Chatham sought to find a compromise on the escalating conflict with the American colonies. As he realised the gravity of the American situation, Chatham re-entered the fray, declaring that 'he would be in earnest for the public' and 'a scarecrow of violence to the gentler warblers of the grove'. His position changed from an obsession in 1774 with the question of the authority of Parliament to a search for a formula for conciliation in 1775. He proposed the "Provisional Act" that would both maintain the ultimate authority of Parliamentary sovereignty, while meeting the colonial demands. The Lords defeated his proposal on 1 February 1775. Chatham's warnings regarding America were ignored. His brave efforts to present his case, passionate, deeply pondered, for the concession of fundamental liberties—no taxation without consent, independent judges, trial by jury, along with the recognition of the American Continental Congress—foundered on the arrogance and complacency of his peers.
He was removed to his seat at Hayes, where his middle son william read to him Homer's passage about the death of Hector. Chatham died on 11 May 1778, aged 69. Although he was initially buried at Hayes, with graceful unanimity all parties combined to show their sense of the national loss and the Commons presented an address to the king praying that the deceased statesman might be buried with the honours of a public funeral. A sum was voted for a public monument which was erected over a new grave in Westminster Abbey. In the Guildhall Edmund Burke's inscription summed up what he had meant to the City: he was 'the minister by whom commerce was united with and made to flourish by war'. Soon after the funeral a bill was passed bestowing a pension of £4,000 a year on his successors in the earldom. He had a family of three sons and two daughters, of whom the second son, william, was destined to add fresh lustre to a name which is one of the greatest in the history of England.
It has been suggested that Pitt was in fact a far more orthodox Whig than has been historically portrayed demonstrated by his sitting for rotten borough seats controlled by arisocratic magnates, and his lifelong concern for protecting the balance of power on the European continent – which marked him out from many other Patriots.

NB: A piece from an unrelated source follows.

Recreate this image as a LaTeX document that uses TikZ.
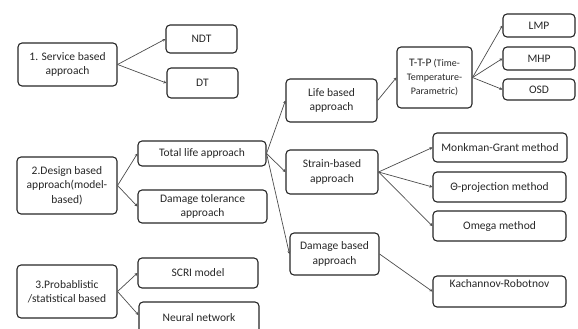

The same year when Britain and Spain became involved in the Falklands Crisis and came close to war, Pitt was a staunch advocate of taking a tough stance with Madrid and Paris (as he had been during the earlier Corsican Crisis when France had invaded Corsica) and made a number of speeches on the subject rousing public opinion. The government of Lord North was pushed into taking a firmer line because of this, mobilising the navy, and forcing Spain to back down. Some had even believed that the issue was enough to cast North from office and restore Pitt as Prime Minister—although the ultimate result was to strengthen the position of North who took credit for his firm handling of the crisis and was able to fill the cabinet with his own supporters. North would go on to dominate politics for the next decade, leading the country until 1782.